You don’t get a huge amount of feedback through the steering, but the weighting is good, and it feels consistent throughout the lock. The front end is nicely sharp, but as with all other versions of the Vantage we’ve driven, the rear can get unruly earlier than you might expect, giving the stability control a hissy fit. There is the more lenient ESP Track setting, but you’d better be paying attention if you intend on using it - when the Vantage steps out at the rear, it does so quickly.

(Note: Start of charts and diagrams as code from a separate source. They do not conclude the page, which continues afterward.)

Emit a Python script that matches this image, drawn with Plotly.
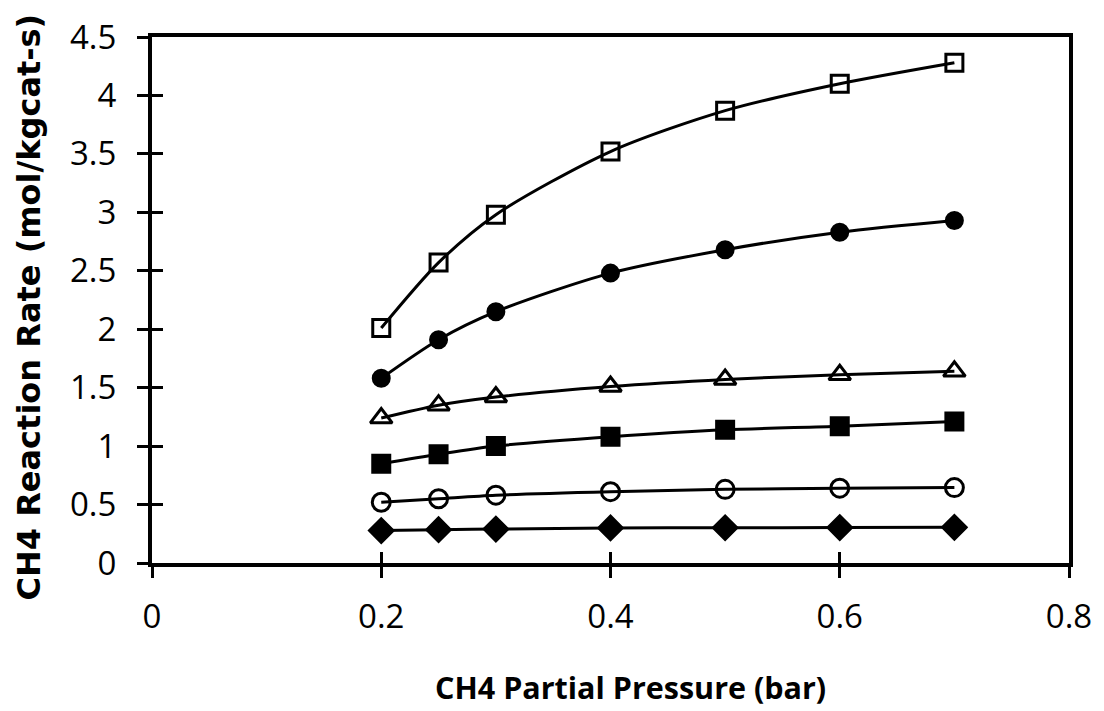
import plotly.graph_objects as go

# CH4 partial pressure (bar)
pressure = [0.2, 0.25, 0.3, 0.4, 0.5, 0.6, 0.7]

# reaction rates (mol/kgcat-s), one list per curve, top to bottom
rate_open_square = [2.01, 2.57, 2.98, 3.52, 3.87, 4.10, 4.28]
rate_filled_circle = [1.58, 1.91, 2.15, 2.48, 2.68, 2.83, 2.93]
rate_open_triangle = [1.24, 1.35, 1.42, 1.51, 1.57, 1.61, 1.64]
rate_filled_square = [0.85, 0.93, 1.00, 1.08, 1.14, 1.17, 1.21]
rate_open_circle = [0.52, 0.55, 0.58, 0.61, 0.63, 0.64, 0.645]
rate_diamond = [0.277, 0.285, 0.29, 0.30, 0.302, 0.303, 0.305]

x_ticks = [0, 0.2, 0.4, 0.6, 0.8]
y_ticks = [0, 0.5, 1, 1.5, 2, 2.5, 3, 3.5, 4, 4.5]

series = [
    (rate_open_square, 'square-open', 17),
    (rate_filled_circle, 'circle', 16),
    (rate_open_triangle, 'triangle-up-open', 19),
    (rate_filled_square, 'square', 17),
    (rate_open_circle, 'circle-open', 18),
    (rate_diamond, 'diamond', 18),
]

fig = go.Figure()

for values, symbol, size in series:
    fig.add_trace(go.Scatter(
        x=pressure,
        y=values,
        mode='lines+markers',
        line=dict(color='black', width=3, shape='spline', smoothing=0.8),
        marker=dict(symbol=symbol, size=size, color='black',
                    line=dict(color='black', width=3)),
        showlegend=False,
    ))

font_family = 'Open Sans, sans-serif'

fig.update_layout(
    width=1104,
    height=711,
    margin=dict(l=152, r=33, t=37, b=148),
    plot_bgcolor='white',
    paper_bgcolor='white',
    font=dict(family=font_family, color='black', size=33),
    xaxis=dict(
        range=[0, 0.8], tickvals=x_ticks, ticktext=[f'{v:g}' for v in x_ticks],
        showgrid=False, zeroline=False,
        showline=True, linewidth=4, linecolor='black', mirror=True,
        ticks='outside', ticklen=11, tickwidth=3, tickcolor='black',
        tickfont=dict(size=33), ticklabelstandoff=10,
    ),
    yaxis=dict(
        range=[0, 4.5], tickvals=y_ticks, ticktext=[f'{v:g}' for v in y_ticks],
        showgrid=False, zeroline=False,
        showline=True, linewidth=4, linecolor='black', mirror=True,
        ticks='outside', ticklen=11, tickwidth=3, tickcolor='black',
        tickfont=dict(size=33), ticklabelstandoff=14,
    ),
    # overlay axes that only draw the inner half of the crossing tick marks
    xaxis2=dict(
        overlaying='x', matches='x', range=[0, 0.8], tickvals=x_ticks,
        showticklabels=False, showgrid=False, zeroline=False, showline=False,
        ticks='inside', ticklen=11, tickwidth=3, tickcolor='black',
    ),
    yaxis2=dict(
        overlaying='y', matches='y', range=[0, 4.5], tickvals=y_ticks,
        showticklabels=False, showgrid=False, zeroline=False, showline=False,
        ticks='inside', ticklen=11, tickwidth=3, tickcolor='black',
    ),
)

# axis titles as annotations so they can sit off-centre like the reference
fig.add_annotation(
    text='<b>CH4 Partial Pressure (bar)</b>', xref='paper', yref='paper',
    x=0.522, y=-0.236, xanchor='center', yanchor='middle', showarrow=False,
    font=dict(family=font_family, size=30.5, color='black'),
)
fig.add_annotation(
    text='<b>CH4 Reaction Rate (mol/kgcat-s)</b>', xref='paper', yref='paper',
    x=-0.134, y=0.486, xanchor='center', yanchor='middle', showarrow=False,
    textangle=-90,
    font=dict(family='DejaVu Sans, sans-serif', size=32, color='black'),
)

# invisible trace so the overlay axes get drawn
fig.add_trace(go.Scatter(x=[None], y=[None], xaxis='x2', yaxis='y2',
                         showlegend=False, hoverinfo='skip'))

# drop the browser's default body margin so the figure fills the window exactly
fig.write_html(
    "out.html",
    config={'displayModeBar': False},
    post_script="document.body.style.margin='0';document.body.style.overflow='hidden';",
)
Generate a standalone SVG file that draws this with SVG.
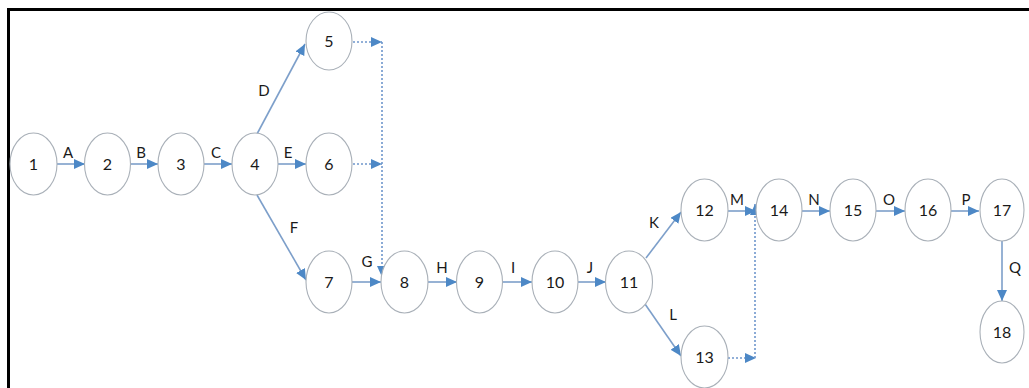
<svg xmlns="http://www.w3.org/2000/svg" width="1029" height="388" viewBox="0 0 1029 388">
<style>
.node ellipse{fill:#ffffff;stroke:#a9b0b8;stroke-width:1.1}
.node text{font-family:Lato,"Liberation Sans",sans-serif;font-size:16px;fill:#1a1a1a;text-anchor:middle}
.lbl{font-family:Lato,"Liberation Sans",sans-serif;font-size:15px;fill:#1a1a1a;text-anchor:middle}
.e{stroke:#7d9fca;stroke-width:1.6;fill:none;marker-end:url(#ah)}
.da{stroke:#6f97cc;stroke-width:1.6;fill:none;stroke-dasharray:2 2;marker-end:url(#ah)}
</style>
<defs>
<marker id="ah" markerUnits="userSpaceOnUse" markerWidth="12" markerHeight="10" refX="11" refY="5" orient="auto">
<path d="M0,0 L11,5 L0,10 z" fill="#4d88c6"/>
</marker>
</defs>
<rect x="0" y="0" width="1029" height="388" fill="#ffffff"/>
<path d="M8.5,388 V9.5 H1029" fill="none" stroke="#000" stroke-width="3"/>
<g id="connectors">
<line class="e" x1="57" y1="164" x2="85" y2="164"/>
<line class="e" x1="130" y1="164" x2="158" y2="164"/>
<line class="e" x1="204" y1="164" x2="232" y2="164"/>
<line class="e" x1="278" y1="164" x2="306" y2="164"/>
<line class="e" x1="257" y1="134" x2="305" y2="44"/>
<line class="e" x1="257" y1="195" x2="306" y2="280"/>
<line class="da" x1="353" y1="42" x2="382" y2="42"/>
<line class="da" x1="353" y1="164" x2="382" y2="164"/>
<line class="da" x1="382" y1="42" x2="382" y2="277"/>
<line class="e" x1="352" y1="282" x2="381" y2="282"/>
<line class="e" x1="428" y1="282" x2="457" y2="282"/>
<line class="e" x1="502" y1="282" x2="532" y2="282"/>
<line class="e" x1="578" y1="282" x2="606" y2="282"/>
<line class="e" x1="646" y1="258" x2="681" y2="212"/>
<line class="e" x1="645" y1="304" x2="681" y2="356"/>
<line class="e" x1="728" y1="211" x2="756" y2="211"/>
<line class="da" x1="728" y1="358" x2="756" y2="358"/>
<line class="da" x1="755" y1="358" x2="755" y2="204"/>
<line class="e" x1="802" y1="211" x2="830" y2="211"/>
<line class="e" x1="876" y1="211" x2="905" y2="211"/>
<line class="e" x1="951" y1="211" x2="979" y2="211"/>
<line class="e" x1="1002" y1="241" x2="1002" y2="301"/>
</g>
<g id="edge-labels">
<text class="lbl" x="68" y="158">A</text>
<text class="lbl" x="141" y="158">B</text>
<text class="lbl" x="216" y="158">C</text>
<text class="lbl" x="264" y="96">D</text>
<text class="lbl" x="288" y="158">E</text>
<text class="lbl" x="294" y="233">F</text>
<text class="lbl" x="367" y="267">G</text>
<text class="lbl" x="442" y="273">H</text>
<text class="lbl" x="513" y="273">I</text>
<text class="lbl" x="590" y="273">J</text>
<text class="lbl" x="654" y="228">K</text>
<text class="lbl" x="673" y="320">L</text>
<text class="lbl" x="737" y="205">M</text>
<text class="lbl" x="814" y="205">N</text>
<text class="lbl" x="889" y="205">O</text>
<text class="lbl" x="966" y="205">P</text>
<text class="lbl" x="1015" y="273">Q</text>
</g>
<g id="n1" class="node"><ellipse cx="33.5" cy="164" rx="23.5" ry="31"/><text x="33.5" y="170">1</text></g>
<g id="n2" class="node"><ellipse cx="107.5" cy="164" rx="23" ry="31"/><text x="107.5" y="170">2</text></g>
<g id="n3" class="node"><ellipse cx="181" cy="164" rx="23" ry="31"/><text x="181" y="170">3</text></g>
<g id="n4" class="node"><ellipse cx="255" cy="164" rx="23" ry="31"/><text x="255" y="170">4</text></g>
<g id="n5" class="node"><ellipse cx="329" cy="41" rx="23" ry="29"/><text x="329" y="47">5</text></g>
<g id="n6" class="node"><ellipse cx="329" cy="164" rx="23" ry="31"/><text x="329" y="170">6</text></g>
<g id="n7" class="node"><ellipse cx="329" cy="282" rx="23" ry="31"/><text x="329" y="288">7</text></g>
<g id="n8" class="node"><ellipse cx="404.5" cy="282" rx="23.5" ry="31"/><text x="404.5" y="288">8</text></g>
<g id="n9" class="node"><ellipse cx="479.5" cy="282" rx="23" ry="31"/><text x="479.5" y="288">9</text></g>
<g id="n10" class="node"><ellipse cx="555" cy="282" rx="23" ry="31"/><text x="555" y="288">10</text></g>
<g id="n11" class="node"><ellipse cx="629" cy="282" rx="23.5" ry="31"/><text x="629" y="288">11</text></g>
<g id="n12" class="node"><ellipse cx="704.5" cy="210" rx="23.5" ry="31"/><text x="704.5" y="216">12</text></g>
<g id="n13" class="node"><ellipse cx="704.5" cy="357" rx="23.5" ry="31"/><text x="704.5" y="363">13</text></g>
<g id="n14" class="node"><ellipse cx="779" cy="210" rx="23" ry="31"/><text x="779" y="216">14</text></g>
<g id="n15" class="node"><ellipse cx="853" cy="210" rx="23" ry="31"/><text x="853" y="216">15</text></g>
<g id="n16" class="node"><ellipse cx="928" cy="210" rx="23" ry="31"/><text x="928" y="216">16</text></g>
<g id="n17" class="node"><ellipse cx="1002" cy="210" rx="22" ry="31"/><text x="1002" y="216">17</text></g>
<g id="n18" class="node"><ellipse cx="1002" cy="332" rx="22" ry="31"/><text x="1002" y="338">18</text></g>
</svg>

Noise aside, it drives much like the coupe - you’d need to get both cars back-to-back if you wanted to dive into the nuances that separate them. The weight gain is fairly modest at 60kg, and the days of cars going all floppy once the roof has been hacked off have largely been consigned to history. You can thank modern, super-stiff bodyshells for that, although the Vantage has received some under-body modifications to keep the rigidity in check.
Dropping the roof takes 6.7 seconds, while only 6.8sec is required to put it back up again. No other production electric convertible is faster, and a quick test confirms it really is that quick. With it down, you’re well cocooned from the wind, with the small, fixed deflector at the rear of the cabin clearly doing its job. The stack height is reasonably low, so rear visibility doesn’t suffer too badly from accommodating the new rag top.
The flaws are all still here, of course - the dynamic inferiority relative to the 911; the less than brilliant cabin; the old-gen Mercedes tech - but in this convertible guise, the Vantage becomes a stronger option amidst its peers. Since you’re buying something inherently compromised, cars like these need emotional appeal. And that’s something this Aston has in spades.